<strong>Here’s hoping:</strong> Dr. Aaron Belkin of UCSB’s Palm Center says that possible changes to the U.S. military’s “Don’t Ask, Don’t Tell” policy “may have a real impact on the daily lives of gay, lesbian, and bisexual military members.”

The testimony of UCSB scholar Aaron Belkin was cited in federal judge Virginia Phillips’s 85-page ruling last week that the military’s “don’t ask, don’t tell” policy regarding gays in the armed forces is unconstitutional. Phillips also issued a restraining order barring the military from further enforcing this policy.
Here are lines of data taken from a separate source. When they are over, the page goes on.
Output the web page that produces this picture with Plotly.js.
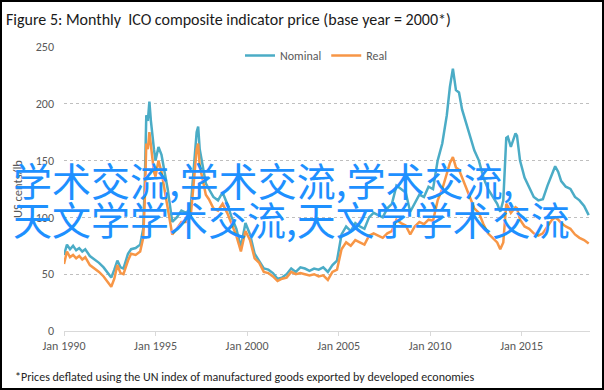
<!DOCTYPE html>
<html>
<head>
<meta charset="utf-8">
<script src="https://cdn.plot.ly/plotly-3.0.1.min.js"></script>
<style>
html,body{margin:0;padding:0;background:#fff;}
#wrap{position:relative;width:604px;height:390px;}
#chart{width:604px;height:390px;}
#frame{position:absolute;left:0;top:0;width:604px;height:390px;box-sizing:border-box;border:2px solid #000;pointer-events:none;}
</style>
</head>
<body>
<div id="wrap"><div id="chart"></div><div id="frame"></div></div>
<script>
// Sample dates
const dates = [
"1990-01","1990-03","1990-05","1990-07","1990-09","1990-11",
"1991-01","1991-03","1991-06","1991-09","1991-12",
"1992-03","1992-06","1992-08","1992-10","1992-12",
"1993-02","1993-04","1993-07","1993-09","1993-12",
"1994-03","1994-05","1994-06","1994-07","1994-08","1994-09","1994-10","1994-12",
"1995-01","1995-03","1995-05","1995-07","1995-09","1995-12",
"1996-03","1996-06","1996-09","1996-12",
"1997-02","1997-04","1997-05","1997-06","1997-08","1997-10","1997-12",
"1998-03","1998-06","1998-09","1998-12",
"1999-03","1999-06","1999-09","1999-12",
"2000-03","2000-06","2000-09","2000-12",
"2001-03","2001-06","2001-09","2001-12",
"2002-03","2002-06","2002-09","2002-12",
"2003-03","2003-06","2003-09","2003-12",
"2004-03","2004-06","2004-09","2004-12",
"2005-03","2005-06","2005-09","2005-12",
"2006-03","2006-06","2006-09","2006-12",
"2007-03","2007-06","2007-09","2007-12",
"2008-03","2008-06","2008-09","2008-12",
"2009-03","2009-06","2009-09","2009-12",
"2010-03","2010-06","2010-09","2010-12",
"2011-02","2011-04","2011-06","2011-08","2011-10","2011-12",
"2012-03","2012-06","2012-09","2012-12",
"2013-03","2013-06","2013-09","2013-11",
"2014-01","2014-03","2014-04","2014-06","2014-09","2014-10","2014-12",
"2015-03","2015-06","2015-09","2015-12",
"2016-03","2016-06","2016-09","2016-11",
"2017-01","2017-03","2017-06","2017-09","2017-12",
"2018-03","2018-06","2018-09"
];
const nominal = [
67,76,72,75,71,73,
70,72,66,63,60,
56,50,47,54,62,
56,55,68,72,73,
76,90,130,190,185,202,185,160,
150,162,155,140,125,96,
100,106,104,108,
140,175,180,160,145,130,125,
118,115,122,112,
100,90,74,95,
85,68,62,55,
54,51,46,47,
50,55,52,56,
55,53,55,54,
56,52,58,62,
85,92,88,95,
92,90,100,104,
102,100,108,112,
128,125,122,105,
112,120,118,127,
125,150,165,190,
215,231,212,210,195,186,
174,159,150,135,
125,118,112,105,
115,170,171,162,174,172,150,
135,126,118,115,
116,128,139,145,
140,132,127,125,118,
115,110,102
];
const real = [
59,70,65,67,64,66,
63,65,58,55,52,
48,43,39,46,58,
51,50,62,68,67,
70,82,115,165,160,175,165,140,
136,150,140,125,110,85,
90,96,96,100,
130,160,165,145,133,120,116,
108,106,112,104,
94,84,70,88,
80,64,60,52,
51,48,44,46,
47,52,50,51,
50,49,50,48,
49,45,52,54,
72,78,75,80,
78,76,84,86,
84,82,86,88,
98,95,93,85,
92,96,94,98,
97,115,125,138,
148,153,144,142,135,128,
118,108,104,94,
86,82,78,72,
78,112,110,104,109,108,98,
92,90,86,84,
86,92,98,100,
98,95,92,90,85,
82,80,77
];
const seriesNames = ["Nominal","Real"];
const xTickVals = ["1990-01-01","1995-01-01","2000-01-01","2005-01-01","2010-01-01","2015-01-01"];
const xTickText = ["Jan 1990","Jan 1995","Jan 2000","Jan 2005","Jan 2010","Jan 2015"];

const L = 64, R = 590, T = 47, B = 331;
const px = x => (x - L) / (R - L);
const py = y => (B - y) / (B - T);
const baseFont = "Carlito, 'Liberation Sans Narrow', 'Liberation Sans', Arial, sans-serif";
const cjk = "'Noto Sans CJK SC', 'Noto Sans CJK JP', sans-serif";

const traces = [
  {x: dates, y: nominal, name: seriesNames[0], type: "scatter", mode: "lines",
   line: {color: "#4BACC6", width: 2.5}},
  {x: dates, y: real, name: seriesNames[1], type: "scatter", mode: "lines",
   line: {color: "#F79646", width: 2.5}}
];

const layout = {
  width: 604, height: 390,
  margin: {l: L, r: 604 - R, t: T, b: 390 - B},
  paper_bgcolor: "#fff", plot_bgcolor: "#fff",
  font: {family: baseFont, size: 12, color: "#595959"},
  title: {text: "Figure 5: Monthly  ICO composite indicator price (base year = 2000*)",
          font: {family: baseFont, size: 16, color: "#1a1a1a"},
          xref: "container", yref: "container", x: 6/604, xanchor: "left",
          y: 1 - 19/390, yanchor: "middle"},
  showlegend: true,
  legend: {orientation: "h", x: px(240), xanchor: "left", y: py(41), yanchor: "top",
           font: {size: 12, color: "#595959"}, bgcolor: "rgba(0,0,0,0)"},
  xaxis: {type: "date", range: ["1990-01-01", "2018-09-27"],
          tickvals: xTickVals, ticktext: xTickText,
          showgrid: false, zeroline: false, showline: true, linecolor: "#d9d9d9", linewidth: 1,
          ticks: "outside", ticklen: 4, tickcolor: "#d9d9d9",
          tickfont: {size: 12, color: "#595959"}},
  yaxis: {range: [0, 250], dtick: 50, tick0: 0, showgrid: true, gridcolor: "#bfbfbf",
          griddash: "dot", gridwidth: 1, zeroline: false, showline: false, ticks: "",
          ticklabelstandoff: 9, tickfont: {size: 12, color: "#595959"}},
  annotations: [
    {text: "US cents/lb", xref: "paper", yref: "paper", x: px(17), y: 0.5, textangle: -90,
     showarrow: false, font: {size: 12.5, color: "#595959"}, xanchor: "center", yanchor: "middle"},
    {text: "*Prices deflated using the UN index of manufactured goods exported by developed economies",
     xref: "paper", yref: "paper", x: px(13), y: py(377), xanchor: "left", yanchor: "middle",
     showarrow: false, font: {size: 12, color: "#262626"}},
    {text: "学术交流,学术交流,学术交流,", xref: "paper", yref: "paper", x: px(11), y: py(179),
     xanchor: "left", yanchor: "middle", showarrow: false,
     font: {family: cjk, size: 39, color: "#1E90FF"}},
    {text: "天文学学术交流,天文学学术交流", xref: "paper", yref: "paper", x: px(11), y: py(218),
     xanchor: "left", yanchor: "middle", showarrow: false,
     font: {family: cjk, size: 39, color: "#1E90FF"}}
  ]
};

Plotly.newPlot("chart", traces, layout, {displayModeBar: false, staticPlot: true});
</script>
</body>
</html>
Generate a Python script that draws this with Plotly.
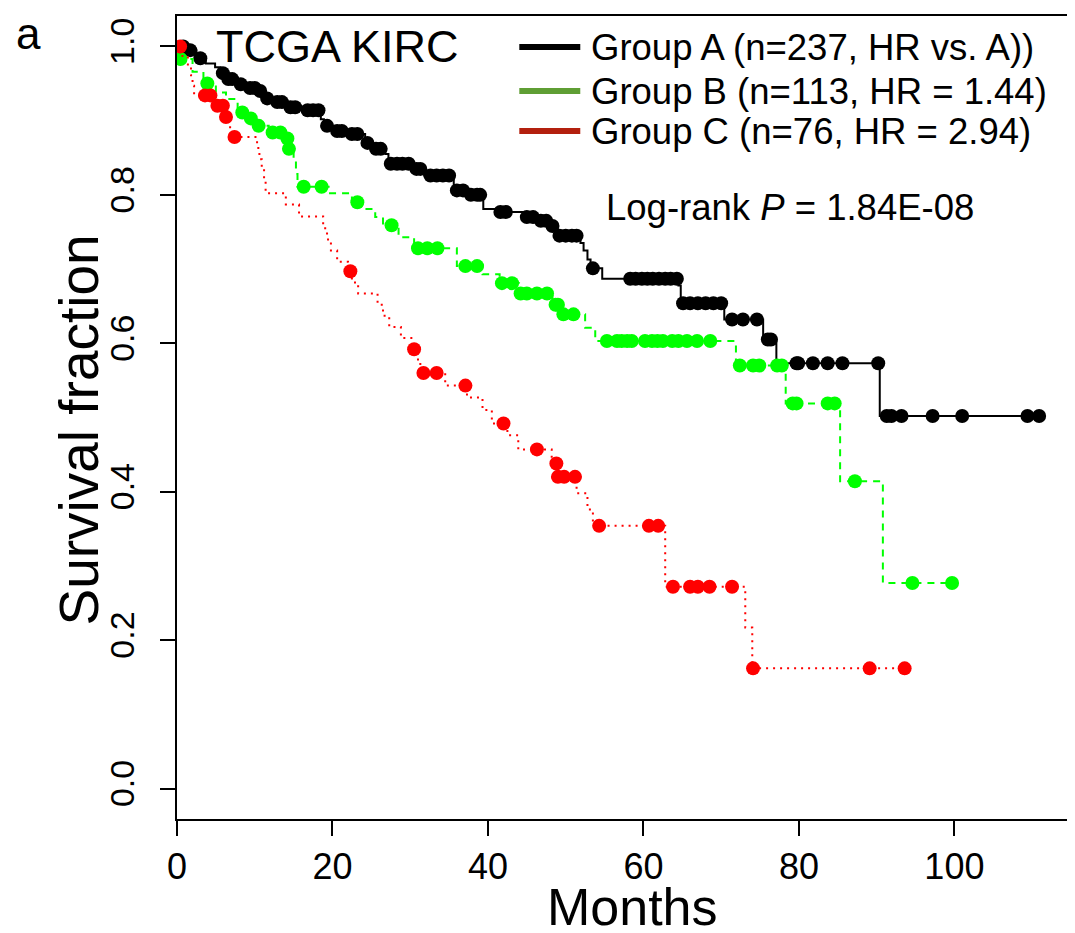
import numpy as np
import plotly.graph_objects as go

# ---------------- data ----------------
# Group A: event times (months) and survival after each event
a_event_t = [1.2, 2.5, 3.7, 4.9, 5.6, 6.4, 7.8, 9.2, 10.5, 11.4, 12.7, 14.3, 16.5, 18.5, 18.9,
             20.0, 22.0, 24.2, 25.2, 26.8, 27.2, 30.5, 31.8, 35.6, 37.5, 39.4, 41.5, 44.5,
             46.5, 48.0, 48.7, 51.9, 52.3, 52.8, 53.2, 54.7, 64.5, 64.8, 70.4, 75.4, 77.1, 90.4]
a_event_s = [0.995, 0.984, 0.977, 0.972, 0.964, 0.956, 0.949, 0.944, 0.940, 0.930, 0.925, 0.918,
             0.914, 0.902, 0.893, 0.886, 0.882, 0.870, 0.862, 0.855, 0.842, 0.835, 0.826, 0.806,
             0.800, 0.781, 0.777, 0.770, 0.765, 0.758, 0.745, 0.735, 0.725, 0.713, 0.701, 0.687,
             0.678, 0.654, 0.632, 0.605, 0.573, 0.502]
a_censor_t = [0.8, 1.7, 3.0, 5.9, 6.6, 7.1, 8.2, 9.4, 10.0, 10.7, 11.6, 12.9, 13.5, 14.6, 15.2,
              16.8, 17.5, 18.2, 19.3, 20.6, 21.2, 22.5, 23.2, 24.5, 25.6, 26.2, 27.5, 28.3,
              29.0, 29.8, 30.8, 31.3, 32.6, 33.4, 34.2, 35.0, 36.0, 36.8, 37.8, 38.6, 39.0,
              41.6, 42.3, 45.0, 45.8, 46.8, 47.5, 48.3, 49.2, 50.0, 50.8, 51.4, 53.5, 58.3,
              59.0, 59.8, 60.5, 61.2, 62.0, 62.8, 63.5, 64.3, 65.1, 66.0, 67.0, 68.0, 69.0,
              70.0, 71.4, 72.8, 74.6, 76.0, 76.4, 79.7, 79.9, 81.8, 83.7, 85.6, 90.2, 91.3,
              91.9, 93.2, 97.2, 101.0, 109.4, 110.9]

# Group B
b_event_t = [0.2, 2.0, 3.4, 5.0, 6.3, 7.8, 9.0, 10.2, 11.8, 14.0, 14.3, 15.0, 15.3, 15.5, 19.5,
             22.5, 23.8, 25.5, 26.5, 28.5, 30.5, 36.0, 39.3, 41.5, 44.0, 48.3, 49.3, 52.5, 53.8,
             71.9, 78.3, 85.3, 90.8]
b_event_s = [0.983, 0.966, 0.950, 0.938, 0.929, 0.911, 0.903, 0.893, 0.884, 0.876, 0.862, 0.845,
             0.828, 0.811, 0.802, 0.790, 0.781, 0.770, 0.759, 0.743, 0.728, 0.704, 0.693, 0.681,
             0.667, 0.652, 0.639, 0.621, 0.603, 0.570, 0.519, 0.414, 0.277]
b_censor_t = [0.45, 3.9, 8.4, 9.5, 10.5, 12.3, 13.3, 14.2, 14.4, 16.3, 18.6, 23.2, 27.6, 31.0,
              32.2, 33.5, 37.1, 38.6, 41.8, 43.1, 44.2, 45.0, 46.3, 47.6, 48.7, 49.0, 49.7,
              51.0, 55.3, 56.6, 57.2, 57.9, 58.5, 60.2, 61.1, 61.8, 62.5, 63.7, 64.5, 65.6,
              66.9, 68.6, 72.4, 74.1, 74.9, 77.2, 77.8, 79.2, 79.7, 83.7, 84.6, 87.2, 94.6, 99.7]

# Group C
c_event_t = [0.7, 1.4, 1.8, 2.0, 2.2, 4.6, 6.1, 6.6, 7.0, 10.3, 10.6, 10.9, 11.2, 11.4, 14.0,
             15.7, 18.8, 19.3, 19.8, 20.6, 22.0, 22.5, 23.3, 25.8, 26.5, 27.3, 28.8, 30.3, 31.0,
             31.3, 34.5, 37.3, 39.3, 40.5, 42.5, 43.9, 48.2, 48.9, 51.4, 52.8, 53.5, 62.8, 73.1,
             74.0]
c_event_s = [0.987, 0.974, 0.961, 0.947, 0.934, 0.920, 0.905, 0.891, 0.878, 0.863, 0.848, 0.833,
             0.818, 0.802, 0.787, 0.771, 0.755, 0.740, 0.725, 0.710, 0.697, 0.682, 0.667, 0.652,
             0.637, 0.622, 0.607, 0.592, 0.576, 0.560, 0.543, 0.527, 0.510, 0.492, 0.476, 0.457,
             0.438, 0.420, 0.398, 0.376, 0.354, 0.272, 0.217, 0.162]
c_censor_t = [0.4, 3.6, 4.3, 5.2, 5.9, 6.3, 7.4, 22.3, 30.5, 31.7, 33.4, 37.1, 42.0, 46.3, 48.8,
              49.0, 49.8, 51.2, 54.3, 60.7, 61.9, 63.8, 66.0, 67.0, 68.5, 71.4, 74.1, 89.1, 93.6]

group_names = ["Group A (n=237, HR vs. A))", "Group B (n=113, HR = 1.44)", "Group C (n=76, HR = 2.94)"]
x_ticks = [0, 20, 40, 60, 80, 100]
y_ticks = [0.0, 0.2, 0.4, 0.6, 0.8, 1.0]
y_tick_labels = ["0.0", "0.2", "0.4", "0.6", "0.8", "1.0"]

# ---------------- helpers ----------------
def surv_at(t, ev_t, ev_s):
    ev_t = np.asarray(ev_t); ev_s = np.asarray(ev_s)
    idx = np.searchsorted(ev_t, t, side="right") - 1
    return np.where(idx >= 0, ev_s[np.clip(idx, 0, None)], 1.0)

def step_curve(ev_t, ev_s, cen_t):
    allt = np.sort(np.concatenate([[0.0], ev_t, cen_t]))
    s = surv_at(allt, ev_t, ev_s)
    s[0] = 1.0
    return allt, s

groups = [
    (a_event_t, a_event_s, a_censor_t, "#000000", "solid"),
    (b_event_t, b_event_s, b_censor_t, "#00FF00", "7px,6px"),
    (c_event_t, c_event_s, c_censor_t, "#FF0000", "2px,5px"),
]

fig = go.Figure()
for ev_t, ev_s, cen_t, col, dash in groups:
    xs, ys = step_curve(ev_t, ev_s, cen_t)
    fig.add_trace(go.Scatter(x=xs, y=ys, mode="lines",
                             line=dict(color=col, width=2, dash=dash, shape="hv"),
                             showlegend=False, hoverinfo="skip"))
    cs = surv_at(np.asarray(cen_t), ev_t, ev_s)
    fig.add_trace(go.Scatter(x=cen_t, y=cs, mode="markers",
                             marker=dict(color=col, size=14, line=dict(width=0)),
                             showlegend=False, hoverinfo="skip"))

FONT = "Liberation Sans, Arial, Helvetica, sans-serif"
# the page body has an 8px margin; design in page pixels and offset
OFF = 8
W, H = 1075 - OFF, 933 - OFF
PL, PR, PT, PB = 176.5, 1071, 16, 819   # plot box in page pixels
ML, MR, MT, MB = PL - OFF, (W + OFF) - PR, PT - OFF, (H + OFF) - PB

fig.update_layout(
    template="none",
    width=W, height=H,
    margin=dict(l=ML, r=MR, t=MT, b=MB, pad=0),
    paper_bgcolor="white", plot_bgcolor="white",
    font=dict(family=FONT, color="black"),
    xaxis=dict(range=[0, 115], tickvals=x_ticks, ticks="outside", ticklen=15, tickwidth=1.5,
               tickcolor="black", automargin=False,
               showline=True, mirror=True, linecolor="black", linewidth=2, showgrid=False, zeroline=False,
               tickfont=dict(size=36, family=FONT), ticklabelstandoff=0),
    yaxis=dict(range=[-0.041, 1.041], tickvals=y_ticks, ticktext=y_tick_labels, ticks="outside", ticklen=15,
               tickwidth=1.5, tickcolor="black", tickangle=-90, automargin=False,
               showline=True, mirror=True, linecolor="black", linewidth=2,
               showgrid=False, zeroline=False, tickfont=dict(size=34, family=FONT), ticklabelstandoff=12),
)

def px(xp, yp):
    return (xp - PL) / (PR - PL), (PB - yp) / (PB - PT)

annots = []
def add_text(text, xp, yp, size, xanchor="left", angle=0):
    xx, yy = px(xp, yp)
    annots.append(dict(text=text, x=xx, y=yy, xref="paper", yref="paper", showarrow=False,
                       xanchor=xanchor, yanchor="middle", textangle=angle,
                       font=dict(size=size, family=FONT)))

add_text("Months", 632, 907, 52, xanchor="center")
add_text("Survival fraction", 78, 430, 55, xanchor="center", angle=-90)
add_text("a", 13, 34, 44)
add_text("TCGA KIRC", 214, 46, 45)
legend_cols = ["#000000", "#5f9e34", "#b3200e"]
legend_y = [47, 91, 131]
for name, col, ly in zip(group_names, legend_cols, legend_y):
    add_text(name, 589, ly, 36.5)
add_text("Log-rank <i>P</i> = 1.84E-08", 604, 208, 36.5)
fig.update_layout(annotations=annots)

shapes = []
for col, ly in zip(legend_cols, legend_y):
    x0, y0 = px(519, ly)
    x1, _ = px(580, ly)
    shapes.append(dict(type="line", xref="paper", yref="paper", x0=x0, x1=x1, y0=y0, y1=y0,
                       line=dict(color=col, width=6)))
fig.update_layout(shapes=shapes)

fig.write_html("out.html")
Belkin, who runs the Palm Center — a think tank specializing in studying the treatment of sexual minorities in the military — testified at the trial that took place this August in Riverside. In addition, Phillips cited the scholarship of Nathaniel Frank, who, until earlier this year, also worked with the Palm Center. The lawsuit, initiated by the Log Cabin Republicans, is the first constitutional challenge leveled against “don’t ask, don’t tell” to succeed. Belkin and Frank testified as legally recognized experts, in support of the Log Cabin legal claims that “don’t ask, don’t tell” imposes an illegal burden on gay and lesbian servicemen and -women, while failing to deliver the social or mission cohesion claimed by its supporters. The policy was adopted in 1991 on the theory that openly gay service members would prove corrosive to group cohesion and combat readiness.

The judge concluded that the policy alienated otherwise exemplary members of the armed service from their comrades by subjecting them to expulsion if they spoke about their private lives. She also noted that, at a time when their services were urgently needed, the military denied itself the services of qualified specialists — Arab language linguists, in particular — because of the policy. Conversely, she observed that the military often overlooked the fact that certain soldiers were gay until their tour of combat duty was about to expire; only then, she said, would expulsion proceedings be initiated. Since 1991, 13,000 individuals have been expelled from the armed services under “don’t ask, don’t tell.”